Monday, June 7, 2010

Reactions to Things I Have Heard on the Street

Writers are always wanting to know what genres are hot and what genres are cold right now in the publishing world. I think for many, the hope is they will hear an editor or agent say something is hot right now and the writer is primed to fire off that project they have been holding on to for some time. Unfortunately, this is not how the business works. Sure things run in trends, but we are still looking for great pieces of writing that find a way to defy gravity and stand out amid the piles of other mediocre work.

With that said, during the last week, I have heard several people making many of the same comments I have said for a while now. I always like hearing this because it just confirms I haven't been too far off the track. The comments lately have all dealt with paranormal and YA. Now, I should note, that as I reviewed these comments, I have to say, many are dealing with both at the same time.

Both markets are simply flooded right now and, unfortunately, this flood is really coming from stories that are all doing the exact same thing over and over again. There is just nothing new out there! With the YA market, every writer out there seems to think the only story out there to write is a TWILIGHT knock-off. Somehow these writers seem to think their story is completely different. This is far from the truth!

This should give you a clue. During the last three days, almost every YA I had submitted to me was a paranormal YA. Nothing new! Oh sure, one was demons and angels, but in the end, it was still an angst ridden teen story with paranormal twists to somehow justify this weird behavior. Sorry, but this is just not going to work.

So what else do we have in the YA market? Oh yeah, GOSSIP GIRL knock-offs! Are you getting the idea now?

As far as the paranormal market goes, I have to say, I called this one a while ago. Sure we love those paranormal twists, but there is simply nothing new coming out or being submitted. You've heard me say this over and over again but demons and angels are nothing more than vamps an werewolves with different names. I think others are starting to see that as well.

The thing is, all of us are desperately looking for something new and refreshing, and, at the same time, well written. This is the most frustrating element. I hear great ideas and then the writer blows it with a story that just sits there flat.

I still say you can't predict what will be the next great thing, but I think my approach is a pretty good one. Find out what is not out there and aim for that niche. Don't create something bizarre, but find a way to bring in a bit of what is selling now and spin it into a new genre. What is it really about the TWILIGHT stories that is attractive? Figure that out, dump the paranormal, find a genre and run with it.

As for me, during the last round of submissions, these are things I asked to see more of:

  • Paranormals that had alternate world ideas. Really a blend of urban fantasy with that dark gritty side of the vamp and were stories.
  • YA's that read like big adult contemporaries.
  • Adult Contemporary with real people. Stories had premise of powerful women's fiction but without the stereotypical baggage.



  1. I love this:

    Sure things run in trends, but we are still looking for great pieces of writing that find a way to defy gravity and stand out amid the piles of other mediocre work.

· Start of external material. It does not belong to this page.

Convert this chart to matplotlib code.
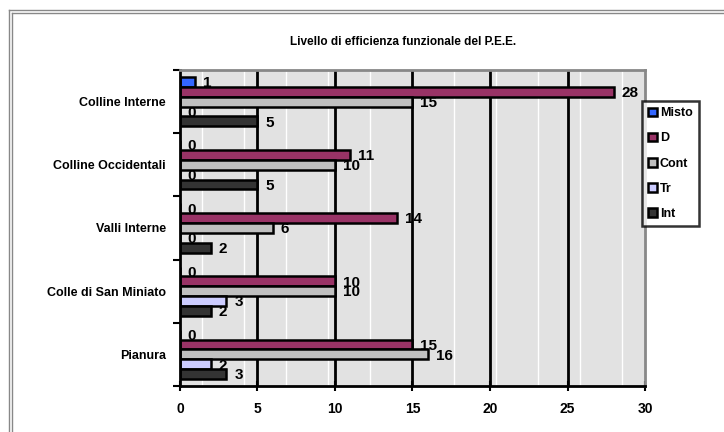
import numpy as np
import matplotlib
matplotlib.use("Agg")
import matplotlib.pyplot as plt
from matplotlib.lines import Line2D

plt.rcParams['font.family'] = ['Liberation Sans', 'DejaVu Sans']
plt.rcParams['font.weight'] = 'bold'

# data (bottom to top as drawn)
categories = ["Pianura", "Colle di San Miniato", "Valli Interne",
              "Colline Occidentali", "Colline Interne"]
series = ["Misto", "D", "Cont", "Tr", "Int"]
misto = [0, 0, 0, 0, 1]
d_vals = [15, 10, 14, 11, 28]
cont = [16, 10, 6, 10, 15]
tr = [2, 3, 0, 0, 0]
int_vals = [3, 2, 2, 5, 5]
values = [misto, d_vals, cont, tr, int_vals]
colors = ["#3366FF", "#993366", "#C0C0C0", "#CCCCFF", "#333333"]

fig = plt.figure(figsize=(7.24, 4.32), dpi=100)
ax = fig.add_axes([0.2486, 0.1065, 0.8909 - 0.2486, 0.838 - 0.1065])
ax.set_facecolor("#E2E2E2")

h = 0.156
y = np.arange(len(categories))
offsets = [2 * h, h, 0, -h, -2 * h]

# background texture and grid
for gx in np.arange(1.4, 30, 2.71):
    ax.axvline(gx, color="white", lw=1, zorder=0)
for gx in range(5, 30, 5):
    ax.axvline(gx, color="black", lw=2, zorder=1)

for vals, name, col, off in zip(values, series, colors, offsets):
    ax.barh(y + off, vals, height=h, color=col, edgecolor="black",
            linewidth=1.8, label=name, zorder=2)
    for yy, v in zip(y + off, vals):
        ax.text(v + 0.5, yy - 0.02, str(v), ha="left", va="center",
                fontsize=11, fontweight="bold", zorder=3)

ax.set_xlim(0, 30)
ax.set_ylim(-0.5, len(categories) - 0.5)
ax.set_xticks(range(0, 31, 5))
ax.tick_params(axis="x", direction="inout", length=7, width=1.5,
               labelsize=10, pad=8)
ax.set_yticks(np.arange(-0.5, len(categories), 1))
ax.set_yticklabels([])
ax.tick_params(axis="y", which="major", direction="out", length=5, width=1.5)
ax.set_yticks(y, minor=True)
ax.set_yticklabels(categories, minor=True, fontsize=9, fontweight="bold")
ax.tick_params(axis="y", which="minor", length=0, pad=10)

for s in ["left", "bottom"]:
    ax.spines[s].set_color("black")
    ax.spines[s].set_linewidth(2)
for s in ["top", "right"]:
    ax.spines[s].set_color("#888888")
    ax.spines[s].set_linewidth(2)

fig.text(0.5566, 0.903, "Livello di efficienza funzionale del P.E.E.",
         ha="center", va="center", fontsize=8.5, fontweight="bold")

leg = fig.legend(loc="upper left", bbox_to_anchor=(0.887, 0.766),
                 frameon=True, fancybox=False, edgecolor="black",
                 fontsize=9, handlelength=0.7, handleheight=0.7,
                 handletextpad=0.2, labelspacing=1.05, borderpad=0.5,
                 borderaxespad=0)
leg.get_frame().set_linewidth(1.8)
for t in leg.get_texts():
    t.set_fontweight("bold")

# outer double frame (left and top)
for fx in [9 / 724, 12 / 724]:
    fig.add_artist(Line2D([fx, fx], [0, 1 - (fx * 724 + 1) / 432], color="#888888", lw=1))
for fy in [10 / 432, 13 / 432]:
    fig.add_artist(Line2D([(fy * 432 - 1) / 724, 1], [1 - fy, 1 - fy], color="#888888", lw=1))

fig.savefig("out.png", dpi=100)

    That's what it's all about. It can't be said too much or too often.

  2. The automatic assumption that paranormal = vamps and weres or angels and demons really frustrates me.
    The paranormal world--and stories about creatures/entities that inhabit it--is not so limited.

  3. I love my agent. But I also love your very common sense blog!

    Since I've returned to my roots of writing family-centric contemps without characters having to drag along a lot of WF type baggage, it's lovely to hear that someone besides my publisher, editor, and agent agree with me that there are readers out there for these type of stories. Which I personally love to read and write.

  4. I'm glad to see that someone finally realized that vamps and weres are just worn out. I have said it before, I'll say it again. Stephenie Meyer, in my opinion,cornered the market and I have never been so tired of seeing a million knock-offs of vamps and weres in my life. When I go to the bookstore I want to see different stories on the shelves, not Bloodsuckers from the Beyond or Weres from Wyoming. Thanks for the post!

  5. Oh boy. Even as I agree with you, I read that Justin Cronin was paid 5.5 million for "Passages", his novel featuring, sigh...a vampire, has already sold movie rights for yet more money, and has been signed to crank out a trilogy featuring, wait, let me guess...more vampires.
    Will this ever end?
    There is an excerpt of his book on his website, along with a description of the very expensive author tour put up for him.
    I don't know what to say, other than, I suppose this is an attempt to re-engage older readers, or readers of the Twilight series that inevitably grown up since the first Meyer book was published.
    As for women's fiction, I am still hoping you will give us a few names that are successful in this genre, besides Jody, something P, who regularly publishes new contemporary books that seem to be about women's lives. They always seem to include a romance, a fine line bewtween the two for most of us.
    Every web article about Cronin has a different cash count, but they are all variations on millions. Sweet.

  6. I'm surprised how long trends last; for instance historicals set in the Regency period or the always popular Highland settings.

    It's hard to say which road to take. I guess it boils down to write what you love instead of banging your head against the keyboard trying to produce something you're not into. Work on something that interests you. You'll have less of a headache writing something you love and it will show in your work and eventually catch an editor's eye.